With both Sarah and I working full time (I’m with Seneca Trading, and Sarah is with Ohio Auditor of State, Keith Faber), time is also a challenge and figuring out how to most efficiently use our time to best benefit the business. We both feel there are a lot of opportunities for growth right now for us, but figuring out how to keep building on what has worked is our biggest challenge. We don’t want to misuse any time or the resources that we are lucky enough to have.
Are you implementing any new technology in your life?
We are looking at changing up how we grow our pumpkins. We invested in a new planter a couple years ago, and I am not quite happy with how that has worked out. I am actually looking at growing pumpkins on plastic with drip irrigation going forward. I believe that will allow us to have quality consistent with what we have this year regardless of the rainfall and disease pressure.
Do you have a go-to website, publication or media source and what does it provide that is helpful to you?
Because my day to day job involves the commodity markets and trade, I spend time reading Agweb, Farm Journal and the Wall Street Journal everyday. I also really enjoy catching the Closing Market Report podcast from Illinois Extension every day. The CMR provides a nice recap for the day of trade on the commodity markets as well as a recap of the big ag news.
Are you seeing any trends in ag or business?
I think we have seen a lot of consolidation in the last 10 years, and I believe that the volatility in the markets will continue to push consolidation for the years to come. I think this is true on a farm level and through corporate America. I do not see consolidation as a bad thing. I believe that it continues to make the market and business world more efficient. I also believe that it forces us to focus on our strengths and continue to diversify our businesses to set ourselves apart from the rest.
Who is your mentor?
I have had a few people that I look up to and have tried to mimic in my life. I wouldn’t call it a true mentorship, but certainly people that I have listened to and learned from every opportunity that I have. Whether it was Carl Zulauf, my old OSU professor in risk management and grain markets, Rob and Christy Leeds of Leeds Farm who inspired us to go into the “agritourism” business, or our parents and grandparents who have all been successful in their own endeavors in life. We certainly seek guidance from all of them whenever the opportunity presents itself.
I do believe these relationships are beneficial and that everybody should find a mentor in the field or business that they are trying to make a go at and seek wisdom whenever possible. Most of the time, our mentors have all experienced the problems that we are currently experiencing and have a different way to approach the solution.

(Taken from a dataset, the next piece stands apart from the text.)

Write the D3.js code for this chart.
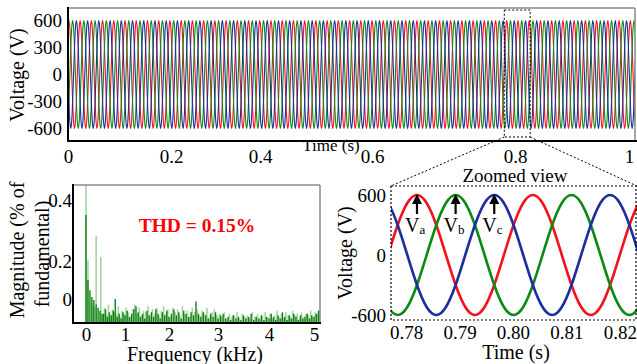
<!DOCTYPE html>
<html>
<head>
<meta charset="utf-8">
<script src="https://cdn.jsdelivr.net/npm/d3@7"></script>
<style>
  html, body { margin: 0; padding: 0; background: #fff; }
  svg { display: block; }
  svg text { font-family: "Liberation Serif", "Times New Roman", serif; }
</style>
</head>
<body>
<div id="chart"></div>
<script>
const cycleShape = [0, 300, 520, 600, 520, 300, 0, -300, -520, -600, -520, -300];
const phaseNames = ['a', 'b', 'c'];
const phaseLag = [0, 4, 8];            // samples of cycleShape, 120 deg apart
const phaseColors = ['#f2141c', '#0d8a16', '#1d2f9a'];

// top plot: 0 - 1 s
const topTicksX = [0, 0.2, 0.4, 0.6, 0.8, 1];
const topTicksY = [-600, -300, 0, 300, 600];
const topPeriod = 0.02;
const topStart = 0.0166 - 0.02;        // a rising zero crossing of Va
const topCycles = 53;

// zoomed view
const zoomTicksX = [0.78, 0.79, 0.80, 0.81, 0.82];
const zoomTicksY = [-600, 0, 600];
const zoomPeriod = 0.0217;
const zoomStart = 0.776595 - 0.0217;
const zoomCycles = 4;

// spectrum (% of fundamental)
const fftTicksX = [0, 1, 2, 3, 4, 5];
const fftTicksY = [0, 0.2, 0.4];
const fftLowLight = [[0, 1.2], [0.05, 0.205], [0.26, 0.284], [0.38, 0.215], [0.15, 0.06], [0.21, 0.05]];
const fftLowDark = [[0, 0.352], [0.05, 0.14], [0.1, 0.107], [0.15, 0.085], [0.2, 0.075], [0.26, 0.06], [0.31, 0.05], [0.36, 0.04], [0.41, 0.03]];
const fftBinStart = 0.45;
const fftBinStep = 0.05;
const fftDark = [0.03, 0.045, 0.02, 0.035, 0.025, 0.04, 0.078, 0.02, 0.03, 0.015, 0.035, 0.025,
  0.04, 0.02, 0.03, 0.045, 0.055, 0.035, 0.02, 0.03, 0.015, 0.04, 0.025, 0.035, 0.02, 0.045,
  0.03, 0.015, 0.035, 0.025, 0.04, 0.02, 0.03, 0.045, 0.025, 0.035, 0.015, 0.04, 0.03, 0.02,
  0.035, 0.025, 0.07, 0.03, 0.02, 0.035, 0.025, 0.015, 0.03, 0.02, 0.035, 0.015, 0.025, 0.03,
  0.015, 0.02, 0.01, 0.025, 0.015, 0.02, 0.01, 0.025, 0.015, 0.02, 0.03, 0.01, 0.02, 0.015,
  0.025, 0.01, 0.02, 0.015, 0.03, 0.02, 0.01, 0.025, 0.015, 0.035, 0.02, 0.01, 0.025, 0.015,
  0.03, 0.02, 0.01, 0.025, 0.015, 0.02, 0.03, 0.015, 0.025, 0.02, 0.03, 0.04];
const fftLight = [0.05, 0.03, 0.06, 0.025, 0.045, 0.035, 0.03, 0.055, 0.02, 0.04, 0.03, 0.05,
  0.035, 0.02, 0.045, 0.06, 0.03, 0.05, 0.025, 0.04, 0.035, 0.055, 0.02, 0.045, 0.03, 0.05,
  0.025, 0.04, 0.055, 0.03, 0.045, 0.02, 0.05, 0.035, 0.045, 0.025, 0.055, 0.03, 0.04, 0.02,
  0.05, 0.035, 0.045, 0.025, 0.04, 0.03, 0.05, 0.02, 0.035, 0.045, 0.025, 0.03, 0.02, 0.035,
  0.015, 0.03, 0.02, 0.025, 0.035, 0.015, 0.03, 0.02, 0.025, 0.015, 0.035, 0.02, 0.03, 0.015,
  0.025, 0.035, 0.02, 0.03, 0.015, 0.025, 0.04, 0.02, 0.03, 0.015, 0.035, 0.025, 0.02, 0.04,
  0.025, 0.03, 0.015, 0.035, 0.02, 0.03, 0.025, 0.04, 0.02, 0.035, 0.03, 0.045];

const width = 637, height = 364;
const serif = '"Liberation Serif", "Times New Roman", serif';
const svg = d3.select('#chart').append('svg')
  .attr('width', width).attr('height', height)
  .attr('viewBox', `0 0 ${width} ${height}`)
  .attr('font-family', serif);

const fmtPlain = d => String(d);

// d3 axes put a sans-serif font on the group; use the page serif instead
function plainAxis(g) {
  g.attr('font-family', serif).attr('font-size', 19);
  g.select('.domain').remove();
  g.selectAll('text').attr('font-family', serif).attr('font-size', 19).attr('fill', '#000');
}

// points of one phase: cycleShape repeated, shifted by its lag
function phasePoints(p, start, period, cycles) {
  const pts = [];
  const t0 = start + phaseLag[p] / 12 * period;
  for (let k = -1; k <= cycles; k++) {
    cycleShape.forEach((v, j) => pts.push([t0 + (k + j / 12) * period, v]));
  }
  return pts;
}

// ---------- top: full run ----------
const xTop = d3.scaleLinear().domain([0, 1.01]).range([68, 635]);
const yTop = d3.scaleLinear().domain([-740, 740]).range([141, 8]);
// tick labels sit where the original figure printed them
const xTopAxis = d3.scaleLinear().domain(topTicksX).range([68, 171, 260, 372, 515, 629]);

svg.append('clipPath').attr('id', 'clipTop')
  .append('rect').attr('x', 68).attr('y', 8).attr('width', 567).attr('height', 133);

const topLine = d3.line().x(d => xTop(d[0])).y(d => yTop(d[1])).curve(d3.curveNatural);
const gTop = svg.append('g').attr('clip-path', 'url(#clipTop)');
phaseNames.forEach((n, p) => {
  gTop.append('path')
    .attr('d', topLine(phasePoints(p, topStart, topPeriod, topCycles)))
    .attr('fill', 'none')
    .attr('stroke', phaseColors[p])
    .attr('stroke-width', 1.1);
});

svg.append('line').attr('x1', 68).attr('x2', 635).attr('y1', 8).attr('y2', 8).attr('stroke', '#8a8a8a').attr('stroke-width', 1.5);
svg.append('line').attr('x1', 635).attr('x2', 635).attr('y1', 8).attr('y2', 141).attr('stroke', '#8a8a8a').attr('stroke-width', 1.5);
svg.append('line').attr('x1', 68).attr('x2', 68).attr('y1', 7).attr('y2', 142).attr('stroke', '#000').attr('stroke-width', 2);
svg.append('line').attr('x1', 67).attr('x2', 637).attr('y1', 141).attr('y2', 141).attr('stroke', '#000').attr('stroke-width', 2);

svg.append('g').attr('transform', 'translate(0,146)')
  .call(d3.axisBottom(xTopAxis).tickValues(topTicksX).tickSize(0).tickFormat(fmtPlain))
  .call(plainAxis);

svg.append('g').attr('transform', 'translate(67,0)')
  .call(d3.axisLeft(yTop).tickValues(topTicksY).tickSize(0).tickPadding(5).tickFormat(fmtPlain))
  .call(plainAxis);

svg.append('text').attr('transform', 'translate(24,75) rotate(-90)')
  .attr('text-anchor', 'middle').attr('font-size', 20).text('Voltage (V)');
svg.append('text').attr('x', 331).attr('y', 151)
  .attr('text-anchor', 'middle').attr('font-size', 17).text('Time (s)');

// ---------- zoomed view ----------
const xZoom = d3.scaleLinear().domain([0.777154, 0.823221]).range([391, 637]);
const yZoom = d3.scaleLinear().domain([-650, 690]).range([320, 186]);

// dotted marker box on the top plot and the lines down to the zoom frame
const boxL = xTop(xZoom.domain()[0]), boxR = xTop(xZoom.domain()[1]);
svg.append('rect').attr('x', boxL).attr('y', 10).attr('width', boxR - boxL).attr('height', 127)
  .attr('fill', 'none').attr('stroke', '#000').attr('stroke-width', 1).attr('stroke-dasharray', '2,2');
svg.append('line').attr('x1', boxL).attr('y1', 137).attr('x2', 391).attr('y2', 186)
  .attr('stroke', '#000').attr('stroke-width', 1).attr('stroke-dasharray', '2,2');
svg.append('line').attr('x1', boxR).attr('y1', 137).attr('x2', 637).attr('y2', 186)
  .attr('stroke', '#000').attr('stroke-width', 1).attr('stroke-dasharray', '2,2');

svg.append('clipPath').attr('id', 'clipZoom')
  .append('rect').attr('x', 391).attr('y', 186).attr('width', 246).attr('height', 134);

const zoomLine = d3.line().x(d => xZoom(d[0])).y(d => yZoom(d[1])).curve(d3.curveNatural);
const gZoom = svg.append('g').attr('clip-path', 'url(#clipZoom)');
phaseNames.forEach((n, p) => {
  gZoom.append('path')
    .attr('d', zoomLine(phasePoints(p, zoomStart, zoomPeriod, zoomCycles)))
    .attr('fill', 'none')
    .attr('stroke', phaseColors[p])
    .attr('stroke-width', 2.6);
});

svg.append('rect').attr('x', 391).attr('y', 186).attr('width', 245).attr('height', 134)
  .attr('fill', 'none').attr('stroke', '#000').attr('stroke-width', 1.2).attr('stroke-dasharray', '2,2');

// arrows at the first peak of each phase
phaseNames.forEach((n, p) => {
  const tPeak = zoomStart + zoomPeriod + (phaseLag[p] + 3) / 12 * zoomPeriod;
  const x = xZoom(tPeak), yTip = yZoom(600) - 1;
  svg.append('line').attr('x1', x).attr('x2', x).attr('y1', yTip + 6).attr('y2', yTip + 20)
    .attr('stroke', '#000').attr('stroke-width', 2.2);
  svg.append('path')
    .attr('d', `M${x},${yTip} L${x - 5},${yTip + 10} L${x + 5},${yTip + 10} Z`)
    .attr('fill', '#000');
  const lbl = svg.append('text').attr('x', x - 12).attr('y', 232).attr('font-size', 20).text('V');
  lbl.append('tspan').attr('font-size', 13).attr('dy', 2).text(n);
});

svg.append('g').attr('transform', 'translate(0,332)')
  .call(d3.axisBottom(xZoom).tickValues(zoomTicksX).tickSize(0).tickPadding(0).tickFormat(d3.format('.2f')))
  .call(plainAxis)
  .call(g => g.selectAll('text').attr('dy', '0.35em'));

svg.append('g').attr('transform', 'translate(390,0)')
  .call(d3.axisLeft(yZoom).tickValues(zoomTicksY).tickSize(0).tickPadding(4).tickFormat(fmtPlain))
  .call(plainAxis);

svg.append('text').attr('transform', 'translate(352,253) rotate(-90)')
  .attr('text-anchor', 'middle').attr('font-size', 20).text('Voltage (V)');
svg.append('text').attr('x', 516).attr('y', 359)
  .attr('text-anchor', 'middle').attr('font-size', 20).text('Time (s)');
svg.append('text').attr('x', 515).attr('y', 182)
  .attr('text-anchor', 'middle').attr('font-size', 19).text('Zoomed view');

// ---------- spectrum ----------
// the kHz labels are unevenly printed in the original; scale follows them
const xFft = d3.scaleLinear().domain(fftTicksX).range([86, 125, 169, 218, 269, 314]);
const yFft = d3.scaleLinear().domain([0, 0.45]).range([323, 185]);

svg.append('clipPath').attr('id', 'clipFft')
  .append('rect').attr('x', 74).attr('y', 185).attr('width', 246).attr('height', 138);
const gFft = svg.append('g').attr('clip-path', 'url(#clipFft)');

const lightBars = fftLowLight.concat(fftLight.map((v, i) => [fftBinStart + 0.025 + i * fftBinStep, v]));
const darkBars = fftLowDark.concat(fftDark.map((v, i) => [fftBinStart + i * fftBinStep, v]));

gFft.selectAll('line.light').data(lightBars).join('line')
  .attr('class', 'light')
  .attr('x1', d => xFft(d[0])).attr('x2', d => xFft(d[0]))
  .attr('y1', yFft(0)).attr('y2', d => yFft(d[1]))
  .attr('stroke', '#a3d4a3').attr('stroke-width', 1.6);
gFft.selectAll('line.dark').data(darkBars).join('line')
  .attr('class', 'dark')
  .attr('x1', d => xFft(d[0])).attr('x2', d => xFft(d[0]))
  .attr('y1', yFft(0)).attr('y2', d => yFft(d[1]))
  .attr('stroke', '#0f800f').attr('stroke-width', 1.4);

svg.append('line').attr('x1', 73).attr('x2', 320).attr('y1', 185).attr('y2', 185).attr('stroke', '#8a8a8a').attr('stroke-width', 1.5);
svg.append('line').attr('x1', 320).attr('x2', 320).attr('y1', 185).attr('y2', 323).attr('stroke', '#8a8a8a').attr('stroke-width', 1.5);
svg.append('line').attr('x1', 73).attr('x2', 73).attr('y1', 184).attr('y2', 324).attr('stroke', '#000').attr('stroke-width', 2);
svg.append('line').attr('x1', 72).attr('x2', 321).attr('y1', 323).attr('y2', 323).attr('stroke', '#000').attr('stroke-width', 2);

svg.append('g').attr('transform', 'translate(0,334)')
  .call(d3.axisBottom(xFft).tickValues(fftTicksX).tickSize(0).tickPadding(0).tickFormat(fmtPlain))
  .call(plainAxis)
  .call(g => g.selectAll('text').attr('dy', '0.35em'));

// the "0" label is printed above the baseline in the original
svg.append('g').attr('transform', 'translate(73,0)')
  .call(d3.axisLeft(yFft).tickValues(fftTicksY).tickSize(0).tickPadding(1).tickFormat(fmtPlain))
  .call(plainAxis)
  .call(g => g.selectAll('.tick').filter(d => d === 0).attr('transform', `translate(0,${yFft(0) - 23})`));

svg.append('text').attr('transform', 'translate(24,250) rotate(-90)')
  .attr('text-anchor', 'middle').attr('font-size', 20).text('Magnitude (% of');
svg.append('text').attr('transform', 'translate(49,254) rotate(-90)')
  .attr('text-anchor', 'middle').attr('font-size', 20).text('fundamental)');
svg.append('text').attr('x', 195).attr('y', 361)
  .attr('text-anchor', 'middle').attr('font-size', 20).text('Frequency (kHz)');
svg.append('text').attr('x', 197).attr('y', 232)
  .attr('text-anchor', 'middle').attr('font-size', 19.5).attr('font-weight', 'bold')
  .attr('fill', '#ff0000').text('THD = 0.15%');
</script>
</body>
</html>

How have your leadership skills developed and are you still trying to grow them?
Through both AgriPOWER and the YAP committee, I have had great opportunities to learn and develop leadership skills. I have learned more about what my weaknesses are as a leader in recent years and how to try to build those weaknesses up. I believe that we should always be challenging ourselves to grow and develop new skills because at the end of the day, I feel that if we are not growing, we are going backwards.
Faith, family, and the opportunity to keep working towards a better future. Our faith is what keeps us pushing through the tough times. We also know that every challenge that we can overcome is one less challenge that the next generation will have to worry about. We are proud of the family legacy both of our families have and want to make sure we can keep building our operation for our children.
Favorite Pumpkin Recipe
2 cups canned pumpkin (15 ounce cans)
3 cups sugar
1 cup water
1 cup oil
3 1/2 cups flour
2 teaspoons baking soda
2 teaspoons cinnamon
1 teaspoon salt
1 teaspoon baking powder
1/2 teaspoon nutmeg
3/4 teaspoon ground cloves
Mix all ingredients Bake at 350 degrees in two greased loaf pans for 60-70 minutes.